• **To be done**:
Write out the material again word for word, dropping any images it holds.

• **Dataset section**:
::::::::
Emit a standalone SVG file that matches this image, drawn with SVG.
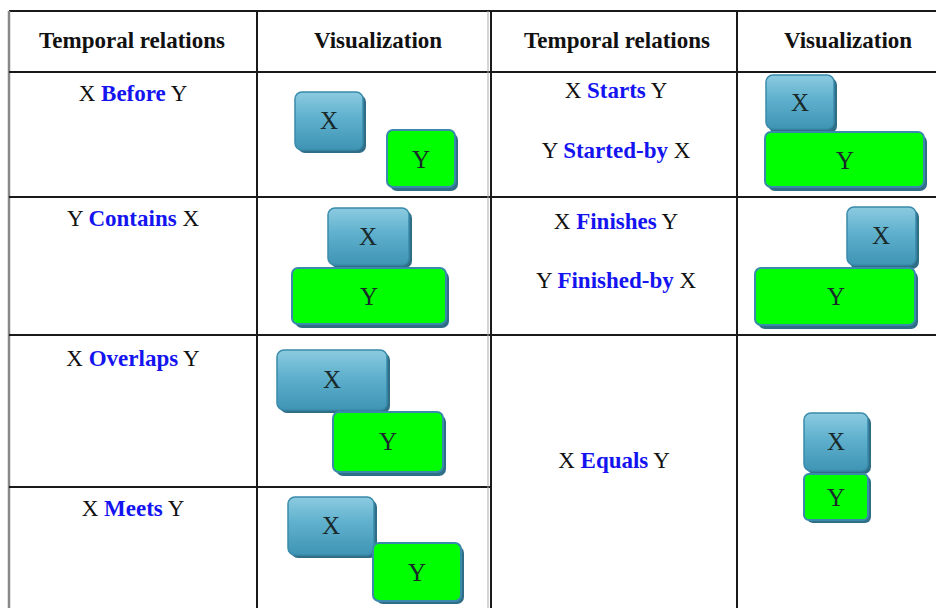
<svg xmlns="http://www.w3.org/2000/svg" width="936" height="608" viewBox="0 0 936 608">
<defs>
<linearGradient id="gx" x1="0" y1="0" x2="0" y2="1">
<stop offset="0" stop-color="#8ccbe0"/>
<stop offset="0.45" stop-color="#5eb0cd"/>
<stop offset="1" stop-color="#3f94b4"/>
</linearGradient>
<style>
.grid{stroke:#1a1a1a;stroke-width:2;fill:none}
.hd{font-family:"Liberation Serif",serif;font-weight:bold;font-size:23px;fill:#111;text-anchor:middle}
.rel{font-family:"Liberation Serif",serif;font-size:23px;fill:#111;text-anchor:middle}
.kw{font-weight:bold;fill:#1414f0}
.sh{fill:#2f6e86}
.bx{fill:url(#gx);stroke:#3a8bab;stroke-width:1.5}
.by{fill:#00ff00;stroke:#3a8bab;stroke-width:2}
.lb{font-family:"Liberation Serif",serif;font-size:25px;fill:#1a2a2a;text-anchor:middle}
</style>
</defs>
<rect width="936" height="608" fill="#fff"/>
<g id="table">
<line class="grid" x1="9" y1="11" x2="936" y2="11"/>
<line x1="9" y1="11" x2="9" y2="608" stroke="#888" stroke-width="2.5"/>
<line class="grid" x1="9" y1="72" x2="936" y2="72"/>
<line class="grid" x1="9" y1="197" x2="936" y2="197"/>
<line class="grid" x1="9" y1="335" x2="936" y2="335"/>
<line class="grid" x1="9" y1="487" x2="490" y2="487"/>
<line class="grid" x1="257" y1="11" x2="257" y2="608"/>
<line x1="488" y1="11" x2="488" y2="608" stroke="#aaa" stroke-width="1"/>
<line class="grid" x1="491" y1="11" x2="491" y2="608"/>
<line class="grid" x1="737" y1="11" x2="737" y2="608"/>
</g>
<g id="headers">
<text class="hd" x="132" y="48">Temporal relations</text>
<text class="hd" x="378" y="48">Visualization</text>
<text class="hd" x="617" y="48">Temporal relations</text>
<text class="hd" x="848" y="48">Visualization</text>
</g>
<g id="relations">
<text class="rel" x="133" y="101">X <tspan class="kw">Before</tspan> Y</text>
<text class="rel" x="133" y="226">Y <tspan class="kw">Contains</tspan> X</text>
<text class="rel" x="133" y="366">X <tspan class="kw">Overlaps</tspan> Y</text>
<text class="rel" x="133" y="516">X <tspan class="kw">Meets</tspan> Y</text>
<text class="rel" x="616" y="98">X <tspan class="kw">Starts</tspan> Y</text>
<text class="rel" x="616" y="158">Y <tspan class="kw">Started-by</tspan> X</text>
<text class="rel" x="616" y="229">X <tspan class="kw">Finishes</tspan> Y</text>
<text class="rel" x="616" y="288">Y <tspan class="kw">Finished-by</tspan> X</text>
<text class="rel" x="614" y="468">X <tspan class="kw">Equals</tspan> Y</text>
</g>
<g id="before">
<rect class="sh" x="298" y="95" width="68" height="58" rx="7"/>
<rect class="bx" x="295" y="92" width="68" height="58" rx="7"/>
<text class="lb" x="329" y="129">X</text>
<rect class="sh" x="390" y="133" width="68" height="58" rx="7"/>
<rect class="by" x="387" y="130" width="68" height="57" rx="6"/>
<text class="lb" x="421" y="168">Y</text>
</g>
<g id="contains">
<rect class="sh" x="331" y="211" width="81" height="57" rx="7"/>
<rect class="bx" x="328" y="208" width="81" height="57" rx="7"/>
<text class="lb" x="368" y="245">X</text>
<rect class="sh" x="295" y="271" width="154" height="57" rx="7"/>
<rect class="by" x="292" y="268" width="154" height="56" rx="6"/>
<text class="lb" x="369" y="305">Y</text>
</g>
<g id="overlaps">
<rect class="sh" x="280" y="353" width="110" height="60" rx="7"/>
<rect class="bx" x="277" y="350" width="110" height="60" rx="7"/>
<text class="lb" x="332" y="388">X</text>
<rect class="sh" x="336" y="415" width="110" height="61" rx="7"/>
<rect class="by" x="333" y="412" width="110" height="60" rx="6"/>
<text class="lb" x="388" y="450">Y</text>
</g>
<g id="meets">
<rect class="sh" x="291" y="500" width="86" height="58" rx="7"/>
<rect class="bx" x="288" y="497" width="86" height="58" rx="7"/>
<text class="lb" x="331" y="534">X</text>
<rect class="sh" x="376" y="546" width="88" height="58" rx="7"/>
<rect class="by" x="373" y="543" width="88" height="58" rx="6"/>
<text class="lb" x="417" y="581">Y</text>
</g>
<g id="starts">
<rect class="sh" x="769" y="78" width="68" height="55" rx="7"/>
<rect class="bx" x="766" y="75" width="68" height="54" rx="7"/>
<text class="lb" x="800" y="111">X</text>
<rect class="sh" x="768" y="135" width="159" height="56" rx="7"/>
<rect class="by" x="765" y="132" width="159" height="55" rx="6"/>
<text class="lb" x="845" y="169">Y</text>
</g>
<g id="finishes">
<rect class="sh" x="850" y="210" width="69" height="59" rx="7"/>
<rect class="bx" x="847" y="207" width="69" height="58" rx="7"/>
<text class="lb" x="881" y="244">X</text>
<rect class="sh" x="758" y="271" width="160" height="58" rx="7"/>
<rect class="by" x="755" y="268" width="160" height="57" rx="6"/>
<text class="lb" x="836" y="305">Y</text>
</g>
<g id="equals">
<rect class="sh" x="807" y="416" width="64" height="58" rx="7"/>
<rect class="bx" x="804" y="413" width="64" height="58" rx="7"/>
<text class="lb" x="836" y="450">X</text>
<rect class="sh" x="807" y="476" width="64" height="47" rx="6"/>
<rect class="by" x="804" y="474" width="64" height="46" rx="5"/>
<text class="lb" x="836" y="506">Y</text>
</g>
</svg>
::::::::
• **Task output**:
Emit a standalone SVG file that matches this image, drawn with SVG.
<svg xmlns="http://www.w3.org/2000/svg" width="936" height="608" viewBox="0 0 936 608">
<defs>
<linearGradient id="gx" x1="0" y1="0" x2="0" y2="1">
<stop offset="0" stop-color="#8ccbe0"/>
<stop offset="0.45" stop-color="#5eb0cd"/>
<stop offset="1" stop-color="#3f94b4"/>
</linearGradient>
<style>
.grid{stroke:#1a1a1a;stroke-width:2;fill:none}
.hd{font-family:"Liberation Serif",serif;font-weight:bold;font-size:23px;fill:#111;text-anchor:middle}
.rel{font-family:"Liberation Serif",serif;font-size:23px;fill:#111;text-anchor:middle}
.kw{font-weight:bold;fill:#1414f0}
.sh{fill:#2f6e86}
.bx{fill:url(#gx);stroke:#3a8bab;stroke-width:1.5}
.by{fill:#00ff00;stroke:#3a8bab;stroke-width:2}
.lb{font-family:"Liberation Serif",serif;font-size:25px;fill:#1a2a2a;text-anchor:middle}
</style>
</defs>
<rect width="936" height="608" fill="#fff"/>
<g id="table">
<line class="grid" x1="9" y1="11" x2="936" y2="11"/>
<line x1="9" y1="11" x2="9" y2="608" stroke="#888" stroke-width="2.5"/>
<line class="grid" x1="9" y1="72" x2="936" y2="72"/>
<line class="grid" x1="9" y1="197" x2="936" y2="197"/>
<line class="grid" x1="9" y1="335" x2="936" y2="335"/>
<line class="grid" x1="9" y1="487" x2="490" y2="487"/>
<line class="grid" x1="257" y1="11" x2="257" y2="608"/>
<line x1="488" y1="11" x2="488" y2="608" stroke="#aaa" stroke-width="1"/>
<line class="grid" x1="491" y1="11" x2="491" y2="608"/>
<line class="grid" x1="737" y1="11" x2="737" y2="608"/>
</g>
<g id="headers">
<text class="hd" x="132" y="48">Temporal relations</text>
<text class="hd" x="378" y="48">Visualization</text>
<text class="hd" x="617" y="48">Temporal relations</text>
<text class="hd" x="848" y="48">Visualization</text>
</g>
<g id="relations">
<text class="rel" x="133" y="101">X <tspan class="kw">Before</tspan> Y</text>
<text class="rel" x="133" y="226">Y <tspan class="kw">Contains</tspan> X</text>
<text class="rel" x="133" y="366">X <tspan class="kw">Overlaps</tspan> Y</text>
<text class="rel" x="133" y="516">X <tspan class="kw">Meets</tspan> Y</text>
<text class="rel" x="616" y="98">X <tspan class="kw">Starts</tspan> Y</text>
<text class="rel" x="616" y="158">Y <tspan class="kw">Started-by</tspan> X</text>
<text class="rel" x="616" y="229">X <tspan class="kw">Finishes</tspan> Y</text>
<text class="rel" x="616" y="288">Y <tspan class="kw">Finished-by</tspan> X</text>
<text class="rel" x="614" y="468">X <tspan class="kw">Equals</tspan> Y</text>
</g>
<g id="before">
<rect class="sh" x="298" y="95" width="68" height="58" rx="7"/>
<rect class="bx" x="295" y="92" width="68" height="58" rx="7"/>
<text class="lb" x="329" y="129">X</text>
<rect class="sh" x="390" y="133" width="68" height="58" rx="7"/>
<rect class="by" x="387" y="130" width="68" height="57" rx="6"/>
<text class="lb" x="421" y="168">Y</text>
</g>
<g id="contains">
<rect class="sh" x="331" y="211" width="81" height="57" rx="7"/>
<rect class="bx" x="328" y="208" width="81" height="57" rx="7"/>
<text class="lb" x="368" y="245">X</text>
<rect class="sh" x="295" y="271" width="154" height="57" rx="7"/>
<rect class="by" x="292" y="268" width="154" height="56" rx="6"/>
<text class="lb" x="369" y="305">Y</text>
</g>
<g id="overlaps">
<rect class="sh" x="280" y="353" width="110" height="60" rx="7"/>
<rect class="bx" x="277" y="350" width="110" height="60" rx="7"/>
<text class="lb" x="332" y="388">X</text>
<rect class="sh" x="336" y="415" width="110" height="61" rx="7"/>
<rect class="by" x="333" y="412" width="110" height="60" rx="6"/>
<text class="lb" x="388" y="450">Y</text>
</g>
<g id="meets">
<rect class="sh" x="291" y="500" width="86" height="58" rx="7"/>
<rect class="bx" x="288" y="497" width="86" height="58" rx="7"/>
<text class="lb" x="331" y="534">X</text>
<rect class="sh" x="376" y="546" width="88" height="58" rx="7"/>
<rect class="by" x="373" y="543" width="88" height="58" rx="6"/>
<text class="lb" x="417" y="581">Y</text>
</g>
<g id="starts">
<rect class="sh" x="769" y="78" width="68" height="55" rx="7"/>
<rect class="bx" x="766" y="75" width="68" height="54" rx="7"/>
<text class="lb" x="800" y="111">X</text>
<rect class="sh" x="768" y="135" width="159" height="56" rx="7"/>
<rect class="by" x="765" y="132" width="159" height="55" rx="6"/>
<text class="lb" x="845" y="169">Y</text>
</g>
<g id="finishes">
<rect class="sh" x="850" y="210" width="69" height="59" rx="7"/>
<rect class="bx" x="847" y="207" width="69" height="58" rx="7"/>
<text class="lb" x="881" y="244">X</text>
<rect class="sh" x="758" y="271" width="160" height="58" rx="7"/>
<rect class="by" x="755" y="268" width="160" height="57" rx="6"/>
<text class="lb" x="836" y="305">Y</text>
</g>
<g id="equals">
<rect class="sh" x="807" y="416" width="64" height="58" rx="7"/>
<rect class="bx" x="804" y="413" width="64" height="58" rx="7"/>
<text class="lb" x="836" y="450">X</text>
<rect class="sh" x="807" y="476" width="64" height="47" rx="6"/>
<rect class="by" x="804" y="474" width="64" height="46" rx="5"/>
<text class="lb" x="836" y="506">Y</text>
</g>
</svg>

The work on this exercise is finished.